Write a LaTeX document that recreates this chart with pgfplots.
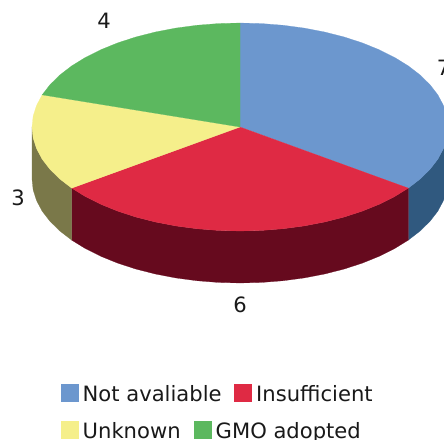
\documentclass[border=0pt]{standalone}
\usepackage{fontspec}
\setmainfont{DejaVu Sans}
\usepackage{pgfplots}
\pgfplotsset{compat=1.18}

\definecolor{cblue}{HTML}{6C97CE}
\definecolor{cred}{HTML}{DF2A44}
\definecolor{cyellow}{HTML}{F5EF8B}
\definecolor{cgreen}{HTML}{5CB85F}
\definecolor{sblue}{HTML}{30597F}
\definecolor{sred}{HTML}{660A1E}
\definecolor{syellow}{HTML}{7A7849}

% slices are 7, 6, 3, 4 of 20, clockwise from the top; outlines are in unit-circle coordinates
\pgfplotsset{
    slice/.style={
        fill=#1, draw=#1, line width=0.2pt, mark=none,
        x filter/.expression={240+208*x},
        y filter/.expression={127-104*y},
    },
    swatch/.style={only marks, mark=square*, mark size=8.5bp, color=#1,
        mark options={fill=#1, draw=#1, line width=0pt}},
}
\tikzset{lab/.style={font=\fontsize{21.1bp}{24bp}\selectfont, text=black!90}}

\begin{document}
\begin{tikzpicture}
\path[use as bounding box, clip] (0,0) rectangle (444bp,440bp);
\begin{axis}[
    at={(0,0)}, anchor=south west,
    width=444bp, height=440bp, scale only axis,
    hide axis, clip=true,
    xmin=0, xmax=444, ymin=0, ymax=440, y dir=reverse,
]
% side walls
\addplot[slice=sblue] coordinates {
    (1,0) (.9945,-.1045) (.9781,-.2079) (.9511,-.3090) (.9135,-.4067) (.8660,-.5) (.8090,-.5878)
    (.8090,-1.0878) (.8660,-1.0) (.9135,-.9067) (.9511,-.8090) (.9781,-.7079) (.9945,-.6045) (1,-.5)
} -- cycle;
\addplot[slice=sred] coordinates {
    (.8090,-.5878) (.7431,-.6691) (.6691,-.7431) (.5878,-.8090) (.5,-.8660) (.4067,-.9135) (.3090,-.9511)
    (.2079,-.9781) (.1045,-.9945) (0,-1) (-.1045,-.9945) (-.2079,-.9781) (-.3090,-.9511) (-.4067,-.9135)
    (-.5,-.8660) (-.5878,-.8090) (-.6691,-.7431) (-.7431,-.6691) (-.8090,-.5878)
    (-.8090,-1.0878) (-.7431,-1.1691) (-.6691,-1.2431) (-.5878,-1.3090) (-.5,-1.3660) (-.4067,-1.4135)
    (-.3090,-1.4511) (-.2079,-1.4781) (-.1045,-1.4945) (0,-1.5) (.1045,-1.4945) (.2079,-1.4781)
    (.3090,-1.4511) (.4067,-1.4135) (.5,-1.3660) (.5878,-1.3090) (.6691,-1.2431) (.7431,-1.1691) (.8090,-1.0878)
} -- cycle;
\addplot[slice=syellow] coordinates {
    (-.8090,-.5878) (-.8660,-.5) (-.9135,-.4067) (-.9511,-.3090) (-.9781,-.2079) (-.9945,-.1045) (-1,0)
    (-1,-.5) (-.9945,-.6045) (-.9781,-.7079) (-.9511,-.8090) (-.9135,-.9067) (-.8660,-1.0) (-.8090,-1.0878)
} -- cycle;
% top face
\addplot[slice=cblue] coordinates {
    (0,0) (0,1) (.1045,.9945) (.2079,.9781) (.3090,.9511) (.4067,.9135) (.5,.8660) (.5878,.8090)
    (.6691,.7431) (.7431,.6691) (.8090,.5878) (.8660,.5) (.9135,.4067) (.9511,.3090) (.9781,.2079)
    (.9945,.1045) (1,0) (.9945,-.1045) (.9781,-.2079) (.9511,-.3090) (.9135,-.4067) (.8660,-.5) (.8090,-.5878)
} -- cycle;
\addplot[slice=cred] coordinates {
    (0,0) (.8090,-.5878) (.7431,-.6691) (.6691,-.7431) (.5878,-.8090) (.5,-.8660) (.4067,-.9135) (.3090,-.9511)
    (.2079,-.9781) (.1045,-.9945) (0,-1) (-.1045,-.9945) (-.2079,-.9781) (-.3090,-.9511) (-.4067,-.9135)
    (-.5,-.8660) (-.5878,-.8090) (-.6691,-.7431) (-.7431,-.6691) (-.8090,-.5878)
} -- cycle;
\addplot[slice=cyellow] coordinates {
    (0,0) (-.8090,-.5878) (-.8660,-.5) (-.9135,-.4067) (-.9511,-.3090) (-.9781,-.2079) (-.9945,-.1045)
    (-1,0) (-.9945,.1045) (-.9781,.2079) (-.9511,.3090)
} -- cycle;
\addplot[slice=cgreen] coordinates {
    (0,0) (-.9511,.3090) (-.9135,.4067) (-.8660,.5) (-.8090,.5878) (-.7431,.6691) (-.6691,.7431)
    (-.5878,.8090) (-.5,.8660) (-.4067,.9135) (-.3090,.9511) (-.2079,.9781) (-.1045,.9945) (0,1)
} -- cycle;

% legend swatches
\addplot[swatch=cblue] coordinates {(69.5,392.5)};
\addplot[swatch=cred] coordinates {(242.5,392.5)};
\addplot[swatch=cyellow] coordinates {(69.5,429.5)};
\addplot[swatch=cgreen] coordinates {(202.5,429.5)};

% value labels
\node[lab] at (104,21) {4};
\node[lab] at (443.5,68) {7};
\node[lab] at (18,198) {3};
\node[lab] at (240,305) {6};

% legend text
\node[lab, anchor=base west, inner sep=0pt] at (82.5,401) {Not avaliable};
\node[lab, anchor=base west, inner sep=0pt] at (256,401) {Insufficient};
\node[lab, anchor=base west, inner sep=0pt] at (82.5,438) {Unknown};
\node[lab, anchor=base west, inner sep=0pt] at (215.5,438) {GMO adopted};
\end{axis}
\end{tikzpicture}
\end{document}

What the task asks ::
Your task is to reproduce all of the material exactly. The pictures stay out.

Answer to the exercise ::
Write a LaTeX document that recreates this chart with pgfplots.
\documentclass[border=0pt]{standalone}
\usepackage{fontspec}
\setmainfont{DejaVu Sans}
\usepackage{pgfplots}
\pgfplotsset{compat=1.18}

\definecolor{cblue}{HTML}{6C97CE}
\definecolor{cred}{HTML}{DF2A44}
\definecolor{cyellow}{HTML}{F5EF8B}
\definecolor{cgreen}{HTML}{5CB85F}
\definecolor{sblue}{HTML}{30597F}
\definecolor{sred}{HTML}{660A1E}
\definecolor{syellow}{HTML}{7A7849}

% slices are 7, 6, 3, 4 of 20, clockwise from the top; outlines are in unit-circle coordinates
\pgfplotsset{
    slice/.style={
        fill=#1, draw=#1, line width=0.2pt, mark=none,
        x filter/.expression={240+208*x},
        y filter/.expression={127-104*y},
    },
    swatch/.style={only marks, mark=square*, mark size=8.5bp, color=#1,
        mark options={fill=#1, draw=#1, line width=0pt}},
}
\tikzset{lab/.style={font=\fontsize{21.1bp}{24bp}\selectfont, text=black!90}}

\begin{document}
\begin{tikzpicture}
\path[use as bounding box, clip] (0,0) rectangle (444bp,440bp);
\begin{axis}[
    at={(0,0)}, anchor=south west,
    width=444bp, height=440bp, scale only axis,
    hide axis, clip=true,
    xmin=0, xmax=444, ymin=0, ymax=440, y dir=reverse,
]
% side walls
\addplot[slice=sblue] coordinates {
    (1,0) (.9945,-.1045) (.9781,-.2079) (.9511,-.3090) (.9135,-.4067) (.8660,-.5) (.8090,-.5878)
    (.8090,-1.0878) (.8660,-1.0) (.9135,-.9067) (.9511,-.8090) (.9781,-.7079) (.9945,-.6045) (1,-.5)
} -- cycle;
\addplot[slice=sred] coordinates {
    (.8090,-.5878) (.7431,-.6691) (.6691,-.7431) (.5878,-.8090) (.5,-.8660) (.4067,-.9135) (.3090,-.9511)
    (.2079,-.9781) (.1045,-.9945) (0,-1) (-.1045,-.9945) (-.2079,-.9781) (-.3090,-.9511) (-.4067,-.9135)
    (-.5,-.8660) (-.5878,-.8090) (-.6691,-.7431) (-.7431,-.6691) (-.8090,-.5878)
    (-.8090,-1.0878) (-.7431,-1.1691) (-.6691,-1.2431) (-.5878,-1.3090) (-.5,-1.3660) (-.4067,-1.4135)
    (-.3090,-1.4511) (-.2079,-1.4781) (-.1045,-1.4945) (0,-1.5) (.1045,-1.4945) (.2079,-1.4781)
    (.3090,-1.4511) (.4067,-1.4135) (.5,-1.3660) (.5878,-1.3090) (.6691,-1.2431) (.7431,-1.1691) (.8090,-1.0878)
} -- cycle;
\addplot[slice=syellow] coordinates {
    (-.8090,-.5878) (-.8660,-.5) (-.9135,-.4067) (-.9511,-.3090) (-.9781,-.2079) (-.9945,-.1045) (-1,0)
    (-1,-.5) (-.9945,-.6045) (-.9781,-.7079) (-.9511,-.8090) (-.9135,-.9067) (-.8660,-1.0) (-.8090,-1.0878)
} -- cycle;
% top face
\addplot[slice=cblue] coordinates {
    (0,0) (0,1) (.1045,.9945) (.2079,.9781) (.3090,.9511) (.4067,.9135) (.5,.8660) (.5878,.8090)
    (.6691,.7431) (.7431,.6691) (.8090,.5878) (.8660,.5) (.9135,.4067) (.9511,.3090) (.9781,.2079)
    (.9945,.1045) (1,0) (.9945,-.1045) (.9781,-.2079) (.9511,-.3090) (.9135,-.4067) (.8660,-.5) (.8090,-.5878)
} -- cycle;
\addplot[slice=cred] coordinates {
    (0,0) (.8090,-.5878) (.7431,-.6691) (.6691,-.7431) (.5878,-.8090) (.5,-.8660) (.4067,-.9135) (.3090,-.9511)
    (.2079,-.9781) (.1045,-.9945) (0,-1) (-.1045,-.9945) (-.2079,-.9781) (-.3090,-.9511) (-.4067,-.9135)
    (-.5,-.8660) (-.5878,-.8090) (-.6691,-.7431) (-.7431,-.6691) (-.8090,-.5878)
} -- cycle;
\addplot[slice=cyellow] coordinates {
    (0,0) (-.8090,-.5878) (-.8660,-.5) (-.9135,-.4067) (-.9511,-.3090) (-.9781,-.2079) (-.9945,-.1045)
    (-1,0) (-.9945,.1045) (-.9781,.2079) (-.9511,.3090)
} -- cycle;
\addplot[slice=cgreen] coordinates {
    (0,0) (-.9511,.3090) (-.9135,.4067) (-.8660,.5) (-.8090,.5878) (-.7431,.6691) (-.6691,.7431)
    (-.5878,.8090) (-.5,.8660) (-.4067,.9135) (-.3090,.9511) (-.2079,.9781) (-.1045,.9945) (0,1)
} -- cycle;

% legend swatches
\addplot[swatch=cblue] coordinates {(69.5,392.5)};
\addplot[swatch=cred] coordinates {(242.5,392.5)};
\addplot[swatch=cyellow] coordinates {(69.5,429.5)};
\addplot[swatch=cgreen] coordinates {(202.5,429.5)};

% value labels
\node[lab] at (104,21) {4};
\node[lab] at (443.5,68) {7};
\node[lab] at (18,198) {3};
\node[lab] at (240,305) {6};

% legend text
\node[lab, anchor=base west, inner sep=0pt] at (82.5,401) {Not avaliable};
\node[lab, anchor=base west, inner sep=0pt] at (256,401) {Insufficient};
\node[lab, anchor=base west, inner sep=0pt] at (82.5,438) {Unknown};
\node[lab, anchor=base west, inner sep=0pt] at (215.5,438) {GMO adopted};
\end{axis}
\end{tikzpicture}
\end{document}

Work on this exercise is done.